Que una línea aérea falsifique órdenes de reparación de sus aparatos –como denunció un integrante de la Asociación de Personal Técnico Aeronáutico–, que el responsable de recibir esa denuncia haya sido un miembro de la Dirección Nacional de Aeronavegabilidad de la Fuerza Aérea que poco después fue contratado como representante técnico de la misma empresa denunciada sólo produce la pantomima del escándalo. ¿A quién puede escandalizar realmente lo previsible, lo conocido, lo ordinario? Sin haber tomado nota de ello, esta sociedad fue acostumbrándose a convivir con la connivencia, con la desaprensión, con la negligencia y con la impunidad. En cada casa, en cada taxi, en cada corrillo de la esquina, en cada conversación en la vereda, antes de saber detalles ni conocer denuncias, los argentinos sospechan que si hubo un desastre, antes hubo un negocio, que alguien puso un sello mirando para el costado, que hubo una privatización mal hecha, una concesión mal dada, un Estado imbécil.
La palabra seguridad o su espejo invertido, inseguridad, no debería remitir tan directamente a los asaltos y a los robos, como se insistió hasta el hartazgo desde los debates televisivos y las maniobras electorales de los candidatos.

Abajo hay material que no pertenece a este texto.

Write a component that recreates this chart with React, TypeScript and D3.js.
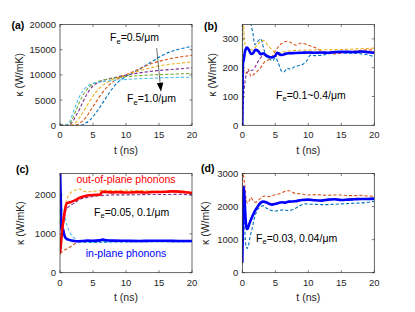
import React from 'react';
import * as d3 from 'd3';

type Pt = [number, number];

const tTicks = [0, 5, 10, 15, 20];
const aTicks = [0, 5000, 10000, 15000, 20000];
const bTicks = [0, 100, 200, 300];
const cTicks = [0, 1000, 2000];
const dTicks = [0, 1000, 2000, 3000];

// Panel (a): Fe = 0.5 ... 1.0 /um
const aFe05: Pt[] = [[0,0],[3,0],[3.5,150],[4,500],[4.5,1000],[5,1700],[5.5,2600],[6,3500],[6.5,4500],[7,5500],[7.5,6500],[8,7400],[8.5,8200],[9,8800],[10,9700],[11,10400],[12,11100],[13,11900],[14,12700],[15,13500],[16,14200],[17,14700],[18,15100],[19,15400],[20,15700]];
const aFe06: Pt[] = [[0,0],[2,0],[2.5,100],[3,400],[3.5,1000],[4,1700],[4.5,2700],[5,3700],[5.5,4700],[6,5700],[7,7400],[8,8600],[9,9400],[10,10000],[11,10600],[12,11200],[13,11800],[14,12300],[15,12700],[16,13000],[17,13300],[18,13500],[19,13700],[20,13900]];
const aFe07: Pt[] = [[0,0],[1,0],[2,200],[2.5,700],[3,1600],[3.5,2600],[4,3700],[4.5,4800],[5,5800],[6,7400],[7,8400],[8,9100],[9,9600],[10,10000],[12,10800],[14,11500],[16,12000],[18,12300],[20,12600]];
const aFe08: Pt[] = [[0,0],[1,0],[1.5,150],[2,900],[2.5,2100],[3,3300],[3.5,4700],[4,6000],[5,7800],[6,8600],[7,9100],[8,9400],[9,9700],[10,9950],[12,10400],[14,10750],[16,11000],[18,11200],[20,11400]];
const aFe09: Pt[] = [[0,0],[1,50],[1.5,400],[2,1600],[2.5,3200],[3,4700],[3.5,6000],[4,7000],[5,8200],[6,8800],[7,9100],[8,9300],[9,9500],[10,9650],[12,9850],[14,10000],[16,10100],[18,10200],[20,10300]];
const aFe10: Pt[] = [[0,0],[1,100],[1.5,800],[2,2600],[2.5,4300],[3,5800],[3.5,6900],[4,7600],[5,8300],[6,8600],[7,8750],[8,8900],[9,9000],[10,9100],[12,9250],[14,9350],[16,9450],[18,9500],[20,9550]];

// Panel (b)
const bMean: Pt[] = [[0,0],[0.05,150],[0.1,215],[0.2,225],[0.4,255],[0.7,270],[1.0,262],[1.3,248],[1.6,250],[2.0,262],[2.4,258],[2.8,247],[3.2,250],[3.6,243],[4.0,238],[4.5,236],[5.0,242],[5.3,252],[5.6,248],[6.0,244],[6.5,248],[7,250],[8,251],[9,252],[10,253],[11,252],[12,253],[13,252],[14,254],[15,255],[16,255],[17,254],[18,256],[19,254],[20,252]];
const bFe01: Pt[] = [[0,20],[0.1,400],[0.4,380],[0.8,370],[1.2,360],[1.6,320],[1.9,280],[2.3,290],[2.8,300],[3.2,270],[3.6,240],[4.1,230],[4.6,225],[5.0,235],[5.4,220],[5.9,190],[6.3,185],[6.8,198],[7.3,195],[7.9,203],[8.5,207],[9.2,212],[9.8,225],[10.3,243],[11,242],[12,243],[13,248],[14,254],[15,252],[16,250],[17,251],[18,248],[19,245],[20,238]];
const bFe02: Pt[] = [[0,0],[0.15,150],[0.3,190],[0.6,180],[0.9,195],[1.3,170],[1.8,178],[2.3,188],[2.8,200],[3.3,218],[3.8,225],[4.3,232],[4.8,250],[5.3,268],[5.9,283],[6.4,290],[6.9,292],[7.5,285],[8.2,278],[8.8,285],[9.4,283],[10,278],[11,270],[12,258],[13,250],[14,248],[15,250],[16,255],[17,258],[18,260],[19,262],[20,262]];
const bFe03: Pt[] = [[0,0],[0.05,340],[0.15,380],[0.3,300],[0.6,270],[1.0,265],[1.5,262],[2.0,272],[2.5,285],[3.0,295],[3.4,292],[3.8,280],[4.2,270],[4.6,260],[5.0,255],[5.5,252],[6.0,254],[7,258],[8,260],[10,261],[12,262],[14,263],[16,264],[18,266],[20,268]];
const bFe04: Pt[] = [[0,0],[0.2,100],[0.4,150],[0.8,185],[1.2,190],[1.6,192],[2.0,205],[2.4,222],[2.8,235],[3.2,243],[3.6,240],[4.1,236],[4.6,238],[5.2,240],[6,244],[7,248],[8,250],[10,252],[12,252],[14,253],[16,254],[18,254],[20,255]];

// Panel (c)
const cInPlane: Pt[] = [[0,2700],[0.1,2000],[0.2,1200],[0.3,1050],[0.45,1120],[0.6,1000],[0.8,900],[1.0,870],[1.3,850],[1.7,830],[2.2,815],[2.8,810],[3.5,815],[4.3,825],[5,820],[6,830],[6.5,850],[7,835],[8,825],[10,820],[12,815],[14,820],[16,820],[18,815],[20,815]];
const cOutPlane: Pt[] = [[0,500],[0.1,650],[0.25,980],[0.5,1320],[0.75,1600],[1.0,1780],[1.5,1810],[2.0,1840],[2.5,1880],[3.0,1930],[3.8,1970],[4.5,1990],[5.5,2000],[6.1,2010],[6.4,2080],[7,2075],[8,2065],[9,2070],[10,2060],[11,2065],[12,2070],[13,2060],[14,2075],[15,2075],[16,2080],[17,2090],[18,2085],[19,2070],[20,2050]];
const cOutA: Pt[] = [[0,450],[0.3,1100],[0.6,1550],[0.9,1800],[1.2,1950],[1.6,2050],[2.0,2100],[2.5,2130],[3.0,2150],[3.5,2100],[4,2080],[5,2090],[6,2110],[7,2120],[8,2110],[10,2120],[12,2110],[14,2100],[16,2090],[18,2100],[20,2070]];
const cOutB: Pt[] = [[0,480],[0.3,900],[0.6,1350],[0.9,1600],[1.2,1680],[1.6,1730],[2.0,1770],[2.5,1830],[3.0,1880],[4,1930],[5,1960],[6,1980],[7,1990],[8,2000],[10,2000],[12,2005],[14,2010],[16,2010],[18,2015],[20,2000]];
const cInA: Pt[] = [[0,500],[0.5,560],[1,610],[1.5,660],[2,720],[2.5,770],[3,800],[4,810],[5,800],[6,810],[7,820],[8,810],[10,805],[12,805],[14,810],[16,805],[18,805],[20,805]];
const cInB: Pt[] = [[0,2600],[0.2,1800],[0.4,1550],[0.6,1480],[0.8,1400],[1.0,1250],[1.3,1100],[1.7,980],[2.2,880],[2.8,820],[3.5,800],[5,790],[7,800],[10,800],[14,800],[20,800]];
const cInC: Pt[] = [[0,1200],[0.3,1050],[0.6,980],[1,900],[1.5,850],[2,820],[3,790],[5,780],[8,790],[12,795],[20,800]];

// Panel (d)
const dMean: Pt[] = [[0,300],[0.1,1500],[0.2,2600],[0.3,2400],[0.45,1800],[0.6,1400],[0.75,1320],[0.9,1380],[1.1,1500],[1.4,1650],[1.7,1780],[2.0,1900],[2.4,2020],[2.8,2120],[3.2,2150],[3.6,2130],[4.0,2090],[4.5,2060],[5.0,2080],[5.5,2110],[6,2130],[6.5,2120],[7,2150],[8,2160],[9,2200],[10,2210],[11,2190],[12,2180],[13,2210],[14,2220],[15,2200],[16,2210],[17,2220],[18,2230],[19,2230],[20,2240]];
const dFe003: Pt[] = [[0,250],[0.05,3100],[0.2,2900],[0.4,2600],[0.6,2200],[0.8,2100],[1.0,2150],[1.3,2280],[1.6,2180],[2.0,2130],[2.5,2200],[3.0,2300],[3.5,2320],[4.0,2300],[4.5,2330],[5,2360],[5.5,2380],[6,2420],[6.5,2460],[7,2480],[7.5,2450],[8,2400],[9,2380],[10,2350],[11,2360],[12,2350],[13,2340],[14,2350],[15,2350],[16,2330],[17,2330],[18,2340],[19,2320],[20,2310]];
const dFe004: Pt[] = [[0,300],[0.1,2000],[0.2,2500],[0.35,1500],[0.5,900],[0.7,730],[0.9,800],[1.2,1100],[1.5,1350],[1.9,1700],[2.3,1900],[2.8,2000],[3.2,2030],[3.6,1960],[4.2,1900],[4.8,1860],[5.5,1880],[6.2,1900],[7,1880],[7.8,1920],[8.5,2000],[9.5,2080],[10.5,2070],[12,2060],[13,2060],[14,2070],[15,2080],[16,2090],[17,2100],[18,2110],[19,2130],[20,2160]];

const C1 = '#0072BD', C2 = '#D95319', C3 = '#EDB120', C4 = '#7E2F8E', C5 = '#77AC30', C6 = '#4DBEEE';
const FONT = 'Liberation Sans, Arial, Helvetica, sans-serif';
const AX = '#262626';

type S = { data: Pt[]; color: string; width: number; dash?: string };

function Fe({ x, y, rest, size = 10.5 }: { x: number; y: number; rest: string; size?: number }) {
  return (
    <text x={x} y={y} fontSize={size} fontFamily={FONT} fill="#000">
      <tspan>F</tspan>
      <tspan dy={2.8} fontSize={size * 0.72}>e</tspan>
      <tspan dy={-2.8}>{rest}</tspan>
    </text>
  );
}

function Panel({ id, left, right, top, bottom, yMax, yTicks, series, label, lx, ly, ylx, children }:
  { id: string; left: number; right: number; top: number; bottom: number; yMax: number; yTicks: number[]; series: S[]; label: string; lx: number; ly: number; ylx: number; children?: React.ReactNode }) {
  const x = d3.scaleLinear().domain([0, 20]).range([left, right]);
  const y = d3.scaleLinear().domain([0, yMax]).range([bottom, top]);
  const line = d3.line<Pt>().x(d => x(d[0])).y(d => y(d[1])).curve(d3.curveMonotoneX);
  const tl = 2.5;
  return (
    <g>
      <defs>
        <clipPath id={'clip' + id}>
          <rect x={left} y={top} width={right - left} height={bottom - top} />
        </clipPath>
      </defs>
      <rect x={left} y={top} width={right - left} height={bottom - top} fill="#fff" />
      <g clipPath={`url(#clip${id})`}>
        {series.map((s, i) => (
          <path key={i} d={line(s.data) || ''} fill="none" stroke={s.color} strokeWidth={s.width}
            strokeDasharray={s.dash} strokeLinejoin="round" />
        ))}
      </g>
      <rect x={left} y={top} width={right - left} height={bottom - top} fill="none" stroke={AX} strokeWidth={0.7} />
      {tTicks.map(t => (
        <g key={'x' + t}>
          <line x1={x(t)} x2={x(t)} y1={bottom} y2={bottom - tl} stroke={AX} strokeWidth={0.6} />
          <line x1={x(t)} x2={x(t)} y1={top} y2={top + tl} stroke={AX} strokeWidth={0.6} />
          <text x={x(t)} y={bottom + 13} textAnchor="middle" fontSize={9.5} fontFamily={FONT} fill={AX}>{t}</text>
        </g>
      ))}
      {yTicks.map(v => (
        <g key={'y' + v}>
          <line x1={left} x2={left + tl} y1={y(v)} y2={y(v)} stroke={AX} strokeWidth={0.6} />
          <line x1={right} x2={right - tl} y1={y(v)} y2={y(v)} stroke={AX} strokeWidth={0.6} />
          <text x={left - 4} y={y(v) + 3.4} textAnchor="end" fontSize={9.5} fontFamily={FONT} fill={AX}>{v}</text>
        </g>
      ))}
      <text x={(left + right) / 2} y={bottom + 28.5} textAnchor="middle" fontSize={10.5} fontFamily={FONT} fill={AX}>t (ns)</text>
      <text transform={`translate(${ylx},${(top + bottom) / 2}) rotate(-90)`} textAnchor="middle" fontSize={10.5} fontFamily={FONT} fill={AX}>κ (W/mK)</text>
      <text x={lx} y={ly} fontSize={10.5} fontWeight="bold" fontFamily={FONT} fill="#000">{label}</text>
      {children}
    </g>
  );
}

export default function App() {
  const dash = '3.2,2';
  const aX = d3.scaleLinear().domain([0, 20]).range([60, 192]);
  const aY = d3.scaleLinear().domain([0, 20000]).range([125.3, 24.5]);
  const arrowFrom: Pt = [14.65, 15300];
  const arrowTo: Pt = [15.3, 6650];
  const ax1 = aX(arrowFrom[0]), ay1 = aY(arrowFrom[1]), ax2 = aX(arrowTo[0]), ay2 = aY(arrowTo[1]);
  const ang = Math.atan2(ay2 - ay1, ax2 - ax1);
  const hl = 9, hw = 3.2;
  const bx = ax2 - hl * Math.cos(ang), by = ay2 - hl * Math.sin(ang);
  const px = -Math.sin(ang) * hw, py = Math.cos(ang) * hw;
  return (
    <svg width={415} height={312} style={{ position: 'absolute', left: 0, top: 0, background: '#fff' }}>
      <Panel id="a" left={60} right={192} top={24.5} bottom={125.3} yMax={20000} yTicks={aTicks} label="(a)" lx={11.5} ly={28.5} ylx={23}
        series={[
          { data: aFe05, color: C1, width: 1.1, dash },
          { data: aFe06, color: C2, width: 1.1, dash },
          { data: aFe07, color: C3, width: 1.1, dash },
          { data: aFe08, color: C4, width: 1.1, dash },
          { data: aFe09, color: C5, width: 1.1, dash },
          { data: aFe10, color: C6, width: 1.1, dash },
        ]}>
        <line x1={ax1} y1={ay1} x2={bx} y2={by} stroke="#333" strokeWidth={0.7} />
        <path d={`M${ax2},${ay2}L${bx + px},${by + py}L${bx - px},${by - py}Z`} fill="#000" />
        <Fe x={110} y={41} rest="=0.5/μm" />
        <Fe x={127} y={102} rest="=1.0/μm" />
      </Panel>
      <Panel id="b" left={242.3} right={374.3} top={24.5} bottom={125.3} yMax={350} yTicks={bTicks} label="(b)" lx={204} ly={30} ylx={216}
        series={[
          { data: bFe01, color: C1, width: 1.1, dash },
          { data: bFe02, color: C2, width: 1.1, dash },
          { data: bFe03, color: C3, width: 1.1, dash },
          { data: bFe04, color: C4, width: 1.1, dash },
          { data: bMean, color: '#0000FF', width: 2.6 },
        ]}>
        <Fe x={276} y={98.5} rest="=0.1~0.4/μm" />
      </Panel>
      <Panel id="c" left={60} right={192} top={173.5} bottom={272.7} yMax={2550} yTicks={cTicks} label="(c)" lx={16} ly={172.5} ylx={24}
        series={[
          { data: cInA, color: C2, width: 1.1, dash },
          { data: cInB, color: C6, width: 1.1, dash },
          { data: cInC, color: C1, width: 1.1, dash },
          { data: cOutA, color: C3, width: 1.1, dash },
          { data: cOutB, color: C4, width: 1.1, dash },
          { data: cInPlane, color: '#0000FF', width: 2.6 },
          { data: cOutPlane, color: '#FF0000', width: 2.6 },
        ]}>
        <text x={126} y={183} textAnchor="middle" fontSize={10.5} fontFamily={FONT} fill="#FF0000">out-of-plane phonons</text>
        <text x={126} y={257} textAnchor="middle" fontSize={10.5} fontFamily={FONT} fill="#0000FF">in-plane phonons</text>
        <Fe x={94} y={215.5} rest="=0.05, 0.1/μm" />
      </Panel>
      <Panel id="d" left={242.3} right={374.3} top={173.5} bottom={272.7} yMax={3000} yTicks={dTicks} label="(d)" lx={201} ly={171.5} ylx={209}
        series={[
          { data: dFe003, color: C2, width: 1.1, dash },
          { data: dFe004, color: C1, width: 1.1, dash },
          { data: dMean, color: '#0000FF', width: 2.6 },
        ]}>
        <Fe x={256} y={241.5} rest="=0.03, 0.04/μm" />
      </Panel>
    </svg>
  );
}
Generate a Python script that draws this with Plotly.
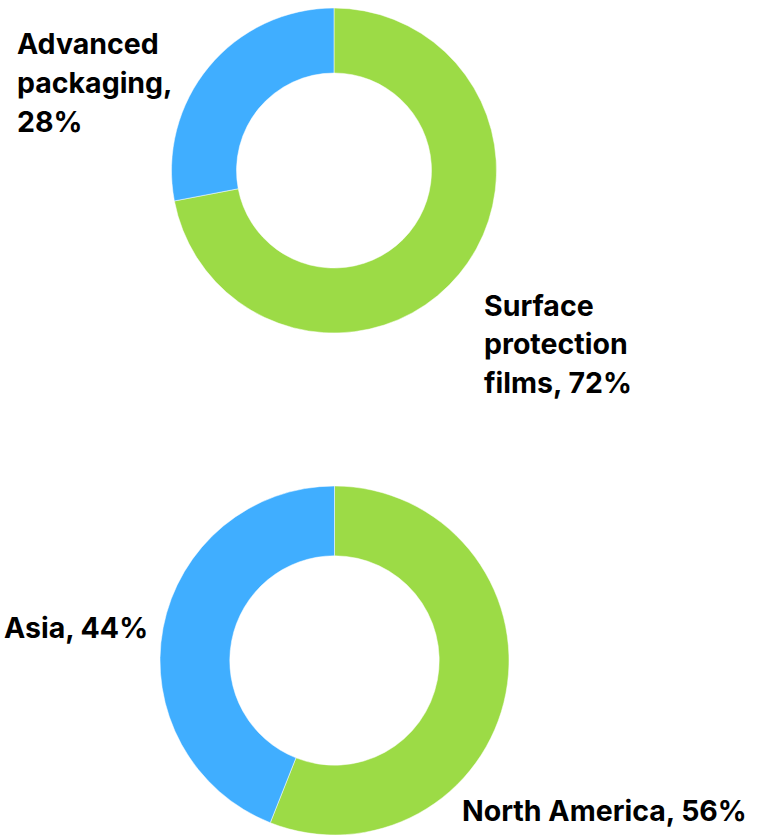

Mientras esa sospecha callejera que se parece a la intuición de un paranoico tenga sostén en la realidad, mientras esté en lo cierto quien suponga que la vida de la gente no es unvalor que salga indemne de las negociaciones públicas o privadas, este país es y será inseguro, y será más razonable agradecer al azar que las desgracias no ocurran que rasgarse las vestiduras cuando se cuenten los muertos.